Wednesday, October 29, 2008

Dow jumps 900 points. Why?

To be sure, I didn't see this one coming. The last big jump was obvious, imho, but this was out of the blue.

Some say Tuesday's expected rate cut was the catalyst. Hogwash. Rate cuts mean absolutely nothing right now. As I've said before: if a rate cut would help, what monumental incompetence has caused the Fed to wait until now to do it? Rates are already as low as they can possibly go, regardless of what the Fed's number says.

It certainly wasn't the news today. Housing prices have fallen 17% in the last year? Nope, probably not that one. Consumer confidence at an all-time low? Doubt it.

The market *can* climb a wall of worry, but that's not worry, that's hard data, and very negative.

The market gained in spite of the news. The news beat the market back from a 4% gain to near even, then, when no more horrible news was forthcoming, the market saw fit to advance about 9% in just two hours.

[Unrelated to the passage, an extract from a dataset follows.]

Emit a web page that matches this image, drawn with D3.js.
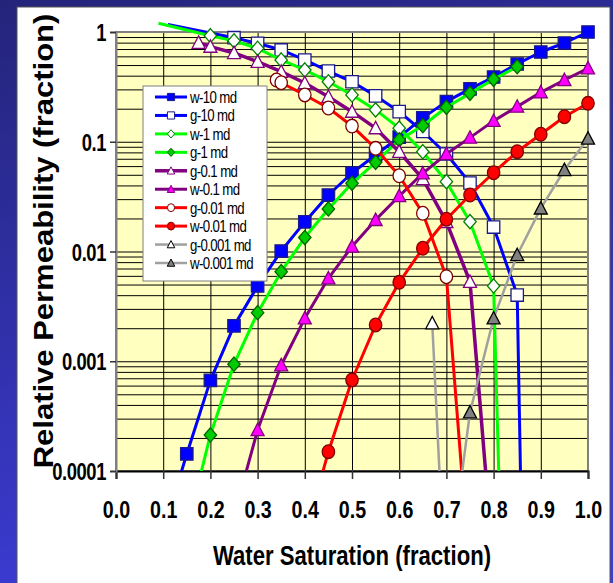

It was clear by the world market action that the market was going to jump. The question is, why did the world markets jump? If anything, they usually follow the lead of the U.S. markets, which would have suggested a further plunge. But the Nikkei soared, along with the Hang Seng, and Europe followed suit. So this time, the international markets pulled the U.S. markets up. Again, why?

Maybe it was just a case of "fallen too far, too fast, maybe it's going to turn around." That's what happened on the last 10% up day. Or maybe Volkswagen had something to do with it. It isn't every day that a company adds over $200 billion to its market cap. Normally the stocks of the major auto companies don't bounce around like penny stocks, but the last two days VW is reminding me of K-Tel from 1998. Back then, if you recall, K-Tel basically announced it was going to do something associated with the "World Wide Web." This was enough during those heady days to send it out of its normal $5 range to upwards of $80, for a brief time.

Volkswagon's announcement, or rather Porsche's announcement, was that it was going to buy more of VW until it owned a lot more of it. This made VW jump, somewhat due to that being a vote of confidence, but also because Porsche's buying was certain to juice the stock, and most importantly of all, the critical mass of people who had been shorting VW suddenly had to get out when not much stock was being traded. The classic "short squeeze" but on a monstrous level: for a short while Volkswagon was the world's most valuable company. I'd tell you what percent it went up each of the last two days but the story isn't straight, and the charts lie, so chaotic was the action in the car maker's stock.

Which just goes to show how irrational the markets are. When a company as huge as Volkswagon can triple in value almost overnight, something about our system for valuations is amiss. Not to mention that a $10 trillion dollar stock market can shed 9% in two days, then gain 10% the next. The markets don't always work seemlessly.

And we wonder why we can't figure out what our derivatives are worth.